YouGov collects consumer confidence data every day, conducting over 6,000 interviews a month. Respondents answer questions about household finances, property prices, job security, and business activity, both over the past 30 days and looking ahead to the next 12 months.
Almost every measure we track dropped in March, with the happy exception of those forward-looking household financial situations. Scores for household finances in the past 30 days increased from 68.4 to 69.6 (+1.2) – the fifth successive month of improvements – while those for the next 12 months rose for the seventh month running, jumping from 68.1 to 70.9 (+2.8).
It’s necessary to caveat these improvements (these scores are still emphatically negative) but the overall trend is positive, especially compared to this time last year (when short-term measures were at 62.6 and outlook was at 49.1).
Otherwise, this month’s index was decidedly pessimistic.

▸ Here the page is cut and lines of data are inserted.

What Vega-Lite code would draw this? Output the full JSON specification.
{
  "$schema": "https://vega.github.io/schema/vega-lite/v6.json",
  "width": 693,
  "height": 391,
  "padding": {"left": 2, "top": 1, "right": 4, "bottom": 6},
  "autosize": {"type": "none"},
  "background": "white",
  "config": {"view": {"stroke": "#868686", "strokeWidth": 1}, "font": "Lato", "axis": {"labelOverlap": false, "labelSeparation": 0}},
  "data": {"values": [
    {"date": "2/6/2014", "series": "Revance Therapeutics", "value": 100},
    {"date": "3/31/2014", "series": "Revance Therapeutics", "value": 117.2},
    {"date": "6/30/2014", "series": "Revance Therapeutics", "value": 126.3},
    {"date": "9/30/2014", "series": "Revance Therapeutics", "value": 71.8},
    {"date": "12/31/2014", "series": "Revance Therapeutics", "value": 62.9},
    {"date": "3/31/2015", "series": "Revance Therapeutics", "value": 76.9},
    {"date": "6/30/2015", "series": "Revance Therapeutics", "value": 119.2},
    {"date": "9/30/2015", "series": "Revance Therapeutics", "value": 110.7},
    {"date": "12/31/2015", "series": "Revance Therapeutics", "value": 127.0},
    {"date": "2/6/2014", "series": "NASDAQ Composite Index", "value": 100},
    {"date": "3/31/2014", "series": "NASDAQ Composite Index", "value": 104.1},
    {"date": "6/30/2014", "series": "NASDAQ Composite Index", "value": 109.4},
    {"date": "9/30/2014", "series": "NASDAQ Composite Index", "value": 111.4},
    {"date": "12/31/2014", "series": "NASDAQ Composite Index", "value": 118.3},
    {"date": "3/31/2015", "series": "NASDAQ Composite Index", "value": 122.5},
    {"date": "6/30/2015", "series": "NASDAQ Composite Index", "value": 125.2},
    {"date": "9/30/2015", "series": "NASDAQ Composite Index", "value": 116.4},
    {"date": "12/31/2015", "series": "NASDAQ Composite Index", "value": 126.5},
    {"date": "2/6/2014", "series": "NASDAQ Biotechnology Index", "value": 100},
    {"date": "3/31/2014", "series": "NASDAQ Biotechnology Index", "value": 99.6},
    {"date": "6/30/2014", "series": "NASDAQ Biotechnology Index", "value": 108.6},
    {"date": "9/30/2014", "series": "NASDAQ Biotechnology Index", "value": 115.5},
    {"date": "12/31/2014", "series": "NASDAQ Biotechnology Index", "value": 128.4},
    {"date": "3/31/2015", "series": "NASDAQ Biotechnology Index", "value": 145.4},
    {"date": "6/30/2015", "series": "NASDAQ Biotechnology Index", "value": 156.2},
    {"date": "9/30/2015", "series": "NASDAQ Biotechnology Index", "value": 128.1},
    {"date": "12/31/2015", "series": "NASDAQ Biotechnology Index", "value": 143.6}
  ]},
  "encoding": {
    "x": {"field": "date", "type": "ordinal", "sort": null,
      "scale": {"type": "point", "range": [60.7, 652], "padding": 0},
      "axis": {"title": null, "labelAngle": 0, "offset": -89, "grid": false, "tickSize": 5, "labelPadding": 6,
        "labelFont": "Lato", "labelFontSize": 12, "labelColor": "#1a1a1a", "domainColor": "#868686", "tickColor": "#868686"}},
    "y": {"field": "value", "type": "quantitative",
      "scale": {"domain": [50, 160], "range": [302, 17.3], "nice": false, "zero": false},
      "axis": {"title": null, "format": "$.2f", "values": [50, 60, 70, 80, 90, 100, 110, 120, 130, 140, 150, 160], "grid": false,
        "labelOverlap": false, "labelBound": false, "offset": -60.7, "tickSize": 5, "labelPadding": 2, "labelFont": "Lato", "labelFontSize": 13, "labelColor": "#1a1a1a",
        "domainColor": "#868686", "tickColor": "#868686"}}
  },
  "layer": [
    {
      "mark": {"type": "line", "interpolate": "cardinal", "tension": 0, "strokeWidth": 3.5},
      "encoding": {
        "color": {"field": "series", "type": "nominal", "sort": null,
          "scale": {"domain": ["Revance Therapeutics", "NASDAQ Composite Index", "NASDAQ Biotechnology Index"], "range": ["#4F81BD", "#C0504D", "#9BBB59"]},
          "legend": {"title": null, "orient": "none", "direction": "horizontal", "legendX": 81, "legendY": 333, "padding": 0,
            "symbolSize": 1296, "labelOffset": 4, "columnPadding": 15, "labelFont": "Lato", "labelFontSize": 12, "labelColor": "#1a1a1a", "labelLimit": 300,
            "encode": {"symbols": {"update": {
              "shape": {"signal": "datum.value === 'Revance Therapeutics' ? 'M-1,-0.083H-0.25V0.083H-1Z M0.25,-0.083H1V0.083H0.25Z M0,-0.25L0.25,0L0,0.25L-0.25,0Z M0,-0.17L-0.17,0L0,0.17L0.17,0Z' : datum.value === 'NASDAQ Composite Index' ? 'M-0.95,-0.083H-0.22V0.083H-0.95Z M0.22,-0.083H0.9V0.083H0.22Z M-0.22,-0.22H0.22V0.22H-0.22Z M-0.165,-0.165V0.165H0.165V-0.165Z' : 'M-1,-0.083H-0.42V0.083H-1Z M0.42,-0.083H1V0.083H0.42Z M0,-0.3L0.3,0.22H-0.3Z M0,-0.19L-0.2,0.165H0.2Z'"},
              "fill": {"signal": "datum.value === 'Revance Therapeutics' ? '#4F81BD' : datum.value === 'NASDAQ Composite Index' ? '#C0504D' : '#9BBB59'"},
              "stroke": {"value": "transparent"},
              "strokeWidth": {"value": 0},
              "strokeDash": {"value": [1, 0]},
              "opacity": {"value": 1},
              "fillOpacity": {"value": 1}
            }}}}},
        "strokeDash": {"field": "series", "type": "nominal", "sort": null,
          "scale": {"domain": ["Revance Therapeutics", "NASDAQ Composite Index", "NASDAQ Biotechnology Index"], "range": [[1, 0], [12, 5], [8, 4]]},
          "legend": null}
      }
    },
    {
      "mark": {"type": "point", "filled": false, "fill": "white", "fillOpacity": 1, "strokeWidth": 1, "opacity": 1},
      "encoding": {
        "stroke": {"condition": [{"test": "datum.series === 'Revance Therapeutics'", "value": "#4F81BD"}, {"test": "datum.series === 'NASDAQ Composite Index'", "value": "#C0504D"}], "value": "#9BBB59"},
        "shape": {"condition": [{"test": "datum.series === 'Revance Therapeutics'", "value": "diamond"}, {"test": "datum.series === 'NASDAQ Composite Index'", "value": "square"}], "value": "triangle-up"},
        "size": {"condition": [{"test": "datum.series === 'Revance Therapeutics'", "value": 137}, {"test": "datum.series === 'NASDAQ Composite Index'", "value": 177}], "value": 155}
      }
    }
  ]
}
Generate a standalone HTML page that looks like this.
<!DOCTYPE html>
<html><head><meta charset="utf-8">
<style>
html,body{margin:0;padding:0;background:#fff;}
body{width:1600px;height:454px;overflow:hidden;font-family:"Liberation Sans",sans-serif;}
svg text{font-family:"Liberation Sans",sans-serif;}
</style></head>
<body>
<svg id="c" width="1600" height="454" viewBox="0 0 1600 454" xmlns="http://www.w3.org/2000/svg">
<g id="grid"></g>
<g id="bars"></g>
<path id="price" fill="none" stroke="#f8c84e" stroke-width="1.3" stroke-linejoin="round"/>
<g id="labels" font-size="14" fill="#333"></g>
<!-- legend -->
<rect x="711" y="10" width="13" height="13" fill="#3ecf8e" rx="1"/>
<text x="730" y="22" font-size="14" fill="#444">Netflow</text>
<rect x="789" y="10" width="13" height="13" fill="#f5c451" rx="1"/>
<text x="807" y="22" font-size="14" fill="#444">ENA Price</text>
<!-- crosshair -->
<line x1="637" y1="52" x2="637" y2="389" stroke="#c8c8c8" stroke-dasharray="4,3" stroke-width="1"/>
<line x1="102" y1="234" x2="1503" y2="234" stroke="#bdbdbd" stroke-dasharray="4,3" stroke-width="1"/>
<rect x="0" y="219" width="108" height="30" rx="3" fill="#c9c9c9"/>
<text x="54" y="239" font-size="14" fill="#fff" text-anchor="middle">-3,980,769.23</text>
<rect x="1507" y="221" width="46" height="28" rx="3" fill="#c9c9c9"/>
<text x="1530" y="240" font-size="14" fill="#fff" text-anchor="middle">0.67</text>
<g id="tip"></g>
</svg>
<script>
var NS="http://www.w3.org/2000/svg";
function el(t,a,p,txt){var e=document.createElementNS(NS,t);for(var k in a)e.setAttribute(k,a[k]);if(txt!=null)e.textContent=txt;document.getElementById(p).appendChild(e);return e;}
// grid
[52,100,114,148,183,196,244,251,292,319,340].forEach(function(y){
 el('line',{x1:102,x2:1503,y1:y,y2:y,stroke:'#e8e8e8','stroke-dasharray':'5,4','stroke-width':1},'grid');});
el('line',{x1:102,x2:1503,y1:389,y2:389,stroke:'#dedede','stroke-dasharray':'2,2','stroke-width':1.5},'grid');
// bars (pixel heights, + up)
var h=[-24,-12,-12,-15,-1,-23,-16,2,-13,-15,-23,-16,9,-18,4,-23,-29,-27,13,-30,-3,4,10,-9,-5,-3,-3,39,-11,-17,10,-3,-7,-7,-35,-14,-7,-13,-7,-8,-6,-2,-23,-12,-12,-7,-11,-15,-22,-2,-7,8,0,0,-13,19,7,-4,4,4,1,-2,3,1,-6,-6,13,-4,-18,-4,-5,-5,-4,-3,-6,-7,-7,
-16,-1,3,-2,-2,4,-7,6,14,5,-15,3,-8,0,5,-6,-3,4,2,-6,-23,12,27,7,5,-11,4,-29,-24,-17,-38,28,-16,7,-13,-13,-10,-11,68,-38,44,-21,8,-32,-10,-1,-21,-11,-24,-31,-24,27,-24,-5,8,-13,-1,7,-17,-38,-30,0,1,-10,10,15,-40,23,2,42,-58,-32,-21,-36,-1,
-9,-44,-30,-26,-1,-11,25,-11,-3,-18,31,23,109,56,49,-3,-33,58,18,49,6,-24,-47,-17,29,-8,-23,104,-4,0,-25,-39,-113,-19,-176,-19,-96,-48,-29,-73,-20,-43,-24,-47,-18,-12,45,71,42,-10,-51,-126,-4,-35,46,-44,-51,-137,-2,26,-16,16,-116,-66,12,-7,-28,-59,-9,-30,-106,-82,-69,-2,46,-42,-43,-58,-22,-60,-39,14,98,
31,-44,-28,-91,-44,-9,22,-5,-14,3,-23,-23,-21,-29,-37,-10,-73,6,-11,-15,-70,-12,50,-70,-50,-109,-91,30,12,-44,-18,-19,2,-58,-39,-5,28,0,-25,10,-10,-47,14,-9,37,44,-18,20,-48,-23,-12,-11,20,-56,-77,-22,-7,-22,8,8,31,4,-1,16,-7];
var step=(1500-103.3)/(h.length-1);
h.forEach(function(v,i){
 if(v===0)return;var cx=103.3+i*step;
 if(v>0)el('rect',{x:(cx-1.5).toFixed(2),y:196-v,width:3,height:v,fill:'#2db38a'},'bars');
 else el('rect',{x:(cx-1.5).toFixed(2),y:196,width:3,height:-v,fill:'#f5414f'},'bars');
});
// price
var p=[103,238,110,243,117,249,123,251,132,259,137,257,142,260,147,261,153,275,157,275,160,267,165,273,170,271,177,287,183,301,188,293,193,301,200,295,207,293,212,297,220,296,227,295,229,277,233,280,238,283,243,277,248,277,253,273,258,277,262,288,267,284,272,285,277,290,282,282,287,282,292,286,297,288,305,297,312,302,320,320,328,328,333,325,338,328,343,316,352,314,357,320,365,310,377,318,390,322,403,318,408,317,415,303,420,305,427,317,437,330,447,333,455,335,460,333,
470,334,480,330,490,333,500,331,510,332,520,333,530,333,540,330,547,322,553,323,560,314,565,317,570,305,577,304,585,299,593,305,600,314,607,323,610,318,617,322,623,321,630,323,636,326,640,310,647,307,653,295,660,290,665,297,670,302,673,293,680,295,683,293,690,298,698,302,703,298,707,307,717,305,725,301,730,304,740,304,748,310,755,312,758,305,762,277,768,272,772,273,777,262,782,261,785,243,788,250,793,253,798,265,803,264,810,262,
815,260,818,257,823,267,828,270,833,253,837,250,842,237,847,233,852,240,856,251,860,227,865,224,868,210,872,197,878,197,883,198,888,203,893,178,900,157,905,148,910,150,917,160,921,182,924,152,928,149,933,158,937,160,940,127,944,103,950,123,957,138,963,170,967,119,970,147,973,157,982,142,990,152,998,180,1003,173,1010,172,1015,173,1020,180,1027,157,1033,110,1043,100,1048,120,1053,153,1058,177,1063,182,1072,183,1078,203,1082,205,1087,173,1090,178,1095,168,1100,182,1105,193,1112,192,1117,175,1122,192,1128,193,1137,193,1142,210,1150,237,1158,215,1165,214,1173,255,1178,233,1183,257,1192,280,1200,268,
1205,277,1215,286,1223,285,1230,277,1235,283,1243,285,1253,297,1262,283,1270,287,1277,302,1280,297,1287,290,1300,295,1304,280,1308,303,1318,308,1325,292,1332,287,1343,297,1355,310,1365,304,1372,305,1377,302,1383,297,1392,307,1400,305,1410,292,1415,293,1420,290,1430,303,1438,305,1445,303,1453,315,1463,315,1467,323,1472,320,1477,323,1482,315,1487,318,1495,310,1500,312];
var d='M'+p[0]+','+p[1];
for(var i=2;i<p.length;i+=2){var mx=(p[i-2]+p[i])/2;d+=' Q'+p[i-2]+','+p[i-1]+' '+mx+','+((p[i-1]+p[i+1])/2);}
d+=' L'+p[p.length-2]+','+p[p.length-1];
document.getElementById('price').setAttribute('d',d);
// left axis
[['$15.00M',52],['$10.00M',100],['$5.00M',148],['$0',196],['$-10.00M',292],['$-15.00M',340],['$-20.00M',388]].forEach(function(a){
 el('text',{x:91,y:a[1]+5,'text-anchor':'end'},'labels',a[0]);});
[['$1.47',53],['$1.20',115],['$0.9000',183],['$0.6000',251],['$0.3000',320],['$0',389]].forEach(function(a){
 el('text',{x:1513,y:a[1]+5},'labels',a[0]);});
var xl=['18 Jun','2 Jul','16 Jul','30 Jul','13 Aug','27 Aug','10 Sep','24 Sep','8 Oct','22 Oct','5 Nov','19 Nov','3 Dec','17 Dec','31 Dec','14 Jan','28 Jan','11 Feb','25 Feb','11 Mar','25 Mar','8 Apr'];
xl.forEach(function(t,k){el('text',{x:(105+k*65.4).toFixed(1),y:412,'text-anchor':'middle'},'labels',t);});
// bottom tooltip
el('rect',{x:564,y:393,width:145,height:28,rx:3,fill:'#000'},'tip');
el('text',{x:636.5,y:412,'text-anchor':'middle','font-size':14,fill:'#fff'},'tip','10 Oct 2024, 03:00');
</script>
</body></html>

Job security measures for the past 30 days fell from 94.4 to 91.3 (-3.1), while outlook fell from 116.5 to 115.3 (-1.2).
Business activity measures tell a similar story in the short term, where they declined from 109.0 to 106.2 (-2.8), and the longer-term, where they declined from 120.2 to 118.4 (-1.8).
Retrospective measures tracking home values dropped from 112.4 to 110.5 (-1.9), while outlook declined even more from 113.9 to 113.2 (-0.7).
The public’s dwindling optimism in March 2023 may reflect increasingly dour economic mood in the UK – which, according to the IMF, is set to be the worst-performing large economy in the world this year.